Our site, though small, is home to an impressive array of wildlife, including thousands of pollinating insects. We’ll spend the afternoon learning about the site’s buzzing inhabitants, including in our newly established rubble garden. We also will explore the history and future of honey production in Whitechapel and Spitalfields, and the ways in which the honeybee captures human imagination and reflection more than any other creature.  

This will include a chance to look safely into our own honeybee colonies (weather depending!).

Stay and Play at the Ram and Magpie 

All day | Drop-in, no booking required 

Take a seat and watch your little ones play outdoors. We’ll have play equipment, sensory elements and trikes available all day for children to enjoy in the Ram and Magpie garden and den building materials for older kids in the grass walkway area. 

About the partners

DAYTIMERS

Founded in 2020, DAYTIMERS is a creative collective born on the internet during the global pandemic lockdown. The name pays homage to the daytime parties of the 1980s and 1990s, when young British Asians would skip school to dance to bhangra, garage and jungle in community spaces. In just a few years, DAYTIMERS has grown from an online idea into one of the most exciting voices in UK music and culture. At its heart is a mission to uplift South Asian artistry and platform talent. 

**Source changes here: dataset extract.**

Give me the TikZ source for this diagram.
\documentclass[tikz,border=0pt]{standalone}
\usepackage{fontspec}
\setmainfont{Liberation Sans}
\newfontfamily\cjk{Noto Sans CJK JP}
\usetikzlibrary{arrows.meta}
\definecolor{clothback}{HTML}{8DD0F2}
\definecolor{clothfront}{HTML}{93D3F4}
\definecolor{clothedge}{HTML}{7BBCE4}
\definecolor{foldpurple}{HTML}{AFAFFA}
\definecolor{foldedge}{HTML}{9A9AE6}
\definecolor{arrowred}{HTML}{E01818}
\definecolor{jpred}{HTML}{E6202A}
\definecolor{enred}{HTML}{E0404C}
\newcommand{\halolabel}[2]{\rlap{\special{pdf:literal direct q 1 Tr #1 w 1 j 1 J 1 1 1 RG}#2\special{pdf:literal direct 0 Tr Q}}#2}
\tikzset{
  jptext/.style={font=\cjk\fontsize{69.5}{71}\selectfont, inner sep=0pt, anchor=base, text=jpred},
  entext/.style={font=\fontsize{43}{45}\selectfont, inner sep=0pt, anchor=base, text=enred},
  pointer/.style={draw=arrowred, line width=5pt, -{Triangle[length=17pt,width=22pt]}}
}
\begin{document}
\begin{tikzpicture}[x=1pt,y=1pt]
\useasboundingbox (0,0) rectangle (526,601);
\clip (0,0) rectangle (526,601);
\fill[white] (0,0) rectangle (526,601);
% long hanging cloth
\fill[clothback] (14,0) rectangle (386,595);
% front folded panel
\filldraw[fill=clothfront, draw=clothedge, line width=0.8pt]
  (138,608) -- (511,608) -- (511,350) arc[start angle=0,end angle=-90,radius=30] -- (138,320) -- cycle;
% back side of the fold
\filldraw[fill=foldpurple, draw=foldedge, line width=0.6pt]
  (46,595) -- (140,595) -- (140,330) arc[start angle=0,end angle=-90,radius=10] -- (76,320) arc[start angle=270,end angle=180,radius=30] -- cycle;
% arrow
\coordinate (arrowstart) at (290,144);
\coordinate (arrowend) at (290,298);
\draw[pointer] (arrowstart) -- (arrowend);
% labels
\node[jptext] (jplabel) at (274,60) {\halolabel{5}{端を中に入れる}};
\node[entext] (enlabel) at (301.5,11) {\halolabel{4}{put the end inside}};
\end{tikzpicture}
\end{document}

DAYTIMERS events are consistently among the most exciting and well attended, from grassroots fundraisers and packed club nights to festival stages across the UK and The collective’s impact also reaches further still through initiatives like SAATH, their community-run club, DAYTIMERS Football Club, as well as radio shows, streams, releases and partnerships that carry their message beyond the dancefloor. 

All of this allows DAYTIMERS to stand at the forefront of a new wave in music and cultural programming. Their wide-ranging projects and collaborations have nurtured a diverse roster of talent spanning DJs, producers, poets, artists and organisers, each channelling their heritage in innovative and personal ways. Always evolving in how they operate, who they platform and how they build, they continue to disrupt an industry in need of change while staying true to their collective and grassroots foundations. 

@daytimers_uk

Fredrica’s 

Fredrica’s is Alvaro Barrington’s studio dedicated to artistic and cultural production. 

Since their inception in 1818 and 1895, the buildings at 179-181 Whitechapel Road in London were home to educational facilities. The Davenant School was the first occupier of the building, followed by a youth centre until 2017. Continuing the spirit of learning embedded in the history of this space, Alvaro Barrington invites artists to Fredrica’s to make and share their work within the context of an artist studio. 

@alvarobarrington

House of Annetta

House of Annetta is a space for learning about the ways in which ownership of land shapes our lives and the world around us. We build infrastructure for movements, cultivate radical imagination and practice cultures of care. The project is a building site in the former cybernetic home of beekeeper, artist, activist and publisher Annetta Pedretti. 

@houseofannetta 

www.houseofannetta.org 

Spitalfields City Farm

Spitalfields City Farm, founded in 1978 on a former railway goods depot in Tower Hamlets, is one of London’s most cherished urban green spaces. Created by local residents seeking allotments, it has since grown into a 1.3acre community hub, home to a variety of animals and productive growing spaces. A registered charity since 1980, the farm now welcomes around 18,000 visitors each year, offering educational activities, volunteering opportunities, and seasonal events. Just steps from Brick Lane, it provides vital access to nature in one of London’s most densely populated areas, fostering a safe, welcoming environment where people of all ages can learn, play, and connect with animals, plants, and each other.